Towards the end of what we call Ordinary time in our tradition, October 4th to be exact, my world was rocked off its axis. Life as I knew it will never be the same. My dynamically alive, powerfully charged, and brilliantly minded mother suffered a massive stroke on the right side of her brain. As a result her left side is paralyzed, she can only eat something called "mechanically softened food", and she will never be able to live independently. She was our rock, our matriarch, our advisor on all things proper in etiquette, our mother, our confidante, our "Moomoo," our Big Owene and together she and I were Double O VII.
The last four months have been spent first trying to restore her mind and body to their maximum ability and now trying to provide her with the most appropriate and highest quality care possible. Besides the left side paralysis, she is quite healthy, with blood pressure and cholesterol all in check and her eyes work and her ears work. Perhaps the hardest part of the whole event has been to watch her grieve over the loss of her identity, who she was as that "dynamically alive, powerfully charged, brilliantly minded" woman. She has struggled to wrap her mind around her new reality, often concluding that she was living in another state, another life, another reality.

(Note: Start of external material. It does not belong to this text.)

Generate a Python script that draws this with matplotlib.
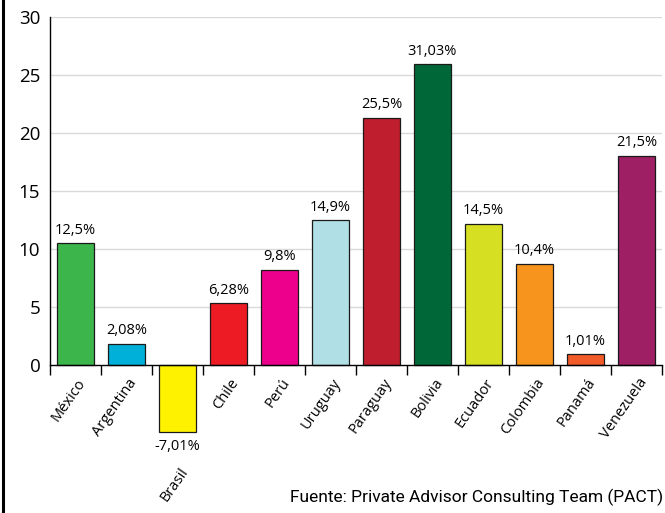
import matplotlib
matplotlib.use("Agg")
import matplotlib.pyplot as plt
from matplotlib.lines import Line2D

countries = ["México", "Argentina", "Brasil", "Chile", "Perú", "Uruguay",
             "Paraguay", "Bolivia", "Ecuador", "Colombia", "Panamá", "Venezuela"]
bar_values = [10.45, 1.77, -5.8, 5.28, 8.2, 12.46, 21.3, 25.9, 12.15, 8.7, 0.9, 18.0]
labels = ["12,5%", "2,08%", "-7,01%", "6,28%", "9,8%", "14,9%",
          "25,5%", "31,03%", "14,5%", "10,4%", "1,01%", "21,5%"]
colors = ["#3cb54a", "#00b0d8", "#fff200", "#ed1c24", "#ec008c", "#b0dfe5",
          "#be1e2d", "#006838", "#d7df23", "#f7941d", "#f15a29", "#9e1f63"]
yticks = [0, 5, 10, 15, 20, 25, 30]
source = "Fuente: Private Advisor Consulting Team (PACT)"

plt.rcParams['font.family'] = ['Open Sans', 'DejaVu Sans']

W, H = 665, 513
fig = plt.figure(figsize=(W / 100, H / 100), dpi=100)
ax = fig.add_axes([50 / W, (H - 364.5) / H, 612 / W, (364.5 - 17) / H])

x = [i + 0.5 for i in range(len(countries))]
bars = ax.bar(x, bar_values, width=0.72, color=colors, edgecolor="#1a1a1a",
              linewidth=0.9, clip_on=False, zorder=3)

ax.set_xlim(0, len(countries))
ax.set_ylim(0, 30)
ax.set_yticks(yticks)
ax.set_yticklabels([str(t) for t in yticks], fontsize=13.5)
ax.tick_params(axis="y", length=0, pad=7)
ax.set_xticks(range(len(countries) + 1))
ax.set_xticklabels([])
ax.tick_params(axis="x", direction="out", length=7.2, width=1.0, color="black")

for y in yticks[1:]:
    ax.axhline(y, color="#d9d9d9", linewidth=1.0, zorder=1)

for s in ["top", "right"]:
    ax.spines[s].set_visible(False)
for s in ["left", "bottom"]:
    ax.spines[s].set_color("black")
    ax.spines[s].set_linewidth(1.0)
    ax.spines[s].set_zorder(4)

for xi, v, lab, name in zip(x, bar_values, labels, countries):
    if v >= 0:
        ax.annotate(lab, (xi, v), xytext=(0, 4), textcoords="offset points",
                    ha="center", va="bottom", fontsize=10.5,
                    annotation_clip=False)
        ty, off = 0, -8
    else:
        ax.annotate(lab, (xi, v), xytext=(0, -5), textcoords="offset points",
                    ha="center", va="top", fontsize=10.5,
                    annotation_clip=False)
        ty, off = v, -24
    ax.annotate(name, (xi, ty), xytext=(1, off),
                textcoords="offset points", ha="right", va="top",
                rotation=55, rotation_mode="anchor", fontsize=10.5,
                annotation_clip=False)

fig.text(663 / W, (H - 502) / H, source, ha="right", va="baseline",
         fontsize=12.5, family=["Roboto", "DejaVu Sans"])

fig.add_artist(Line2D([3 / W, 3 / W], [0, 1], transform=fig.transFigure,
                      color="black", linewidth=2.2))

fig.savefig("out.png", dpi=100)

Fast forward to the last couple of weeks when we have had to make the very difficult decision of letting go of her independent living apartment and moving her into a beautifully decorated room in the skilled nursing center where she lives. The thought of distributing all of her possessions, her treasures, her furniture, her life was daunting. Thankfully, she had carefully listed many of her treasures and assigned them to be gifted to different members of the family...always prepared as she was! Even so, going through the process was frightening and sad. When the time came, however, we decided to bring her to the apartment and let her give the treasures to each person who could be there, telling stories of the treasures and why they were to go to the certain people. We made a day of it, made her favorite squash casserole and "chicken bosom" as she called it. Each child or grandchild who was able to be there cuddled up next to her wheelchair and heard a special story about a silver tray, or a volume of Irish history, or a candle stick "stolen" from the family home. The gifting went on for hours until she was tired. As I strolled her back to her room, she remarked over and over "it was just beautiful, absolutely marvelous." And when I tucked her in for a nap, she said, "It couldn't have been any better. I hope you have people around you who love you that much when your time comes." I wept.
But the real miracle came the next morning. I arrived in her room about 7 am. Usually when I get there she is asleep and it takes awhile for her to wake up. But this day her eyes were wide open. I am also usually hesitant to talk to her until I get her coffee, because often first thing in the morning she is a bit agitated about where she is and why and what is wrong with this place. But not this morning. I said I was going to get coffee and she smiled and said "mmmm coffee." I brought it back, and she said, "I am in paradise!" I said really? and she said, "Yes, I died last night and the puppy (her paralyzed hand) and my prayer book and I went to paradise." then she said, "I want my prayer book, I want the words of Job, and she quoted
"I know that my Redeemer liveth,and that he shall stand at the latter day upon the earth; and though this body be destroyed, yet shall I see God; whom I shall see for myself and mine eyes shall behold, and not as a stranger. "
For the rest of the morning, she was blissful. Never mentioning the delusions she has had about where she was before, only talking about paradise and who was there and who should come to her funeral. She smiled, her furrowed brow was soft. We went to see her new room and she was happy about the light, the windows and the space. Talked about where she was going to put her furniture and hang her pictures. She picked out a new color for the walls and just had a general peace about her which I have not seen since October 4th.
I will always remember this day as my mother's Epiphany resurrection...she has been raised from the dead, come back to life. Thanks be to God! (The picture above was taken on February 12th as she sat at her keyboard coaxing her "puppy," to play the piano. She does this regularly...Never never never give up, she says!)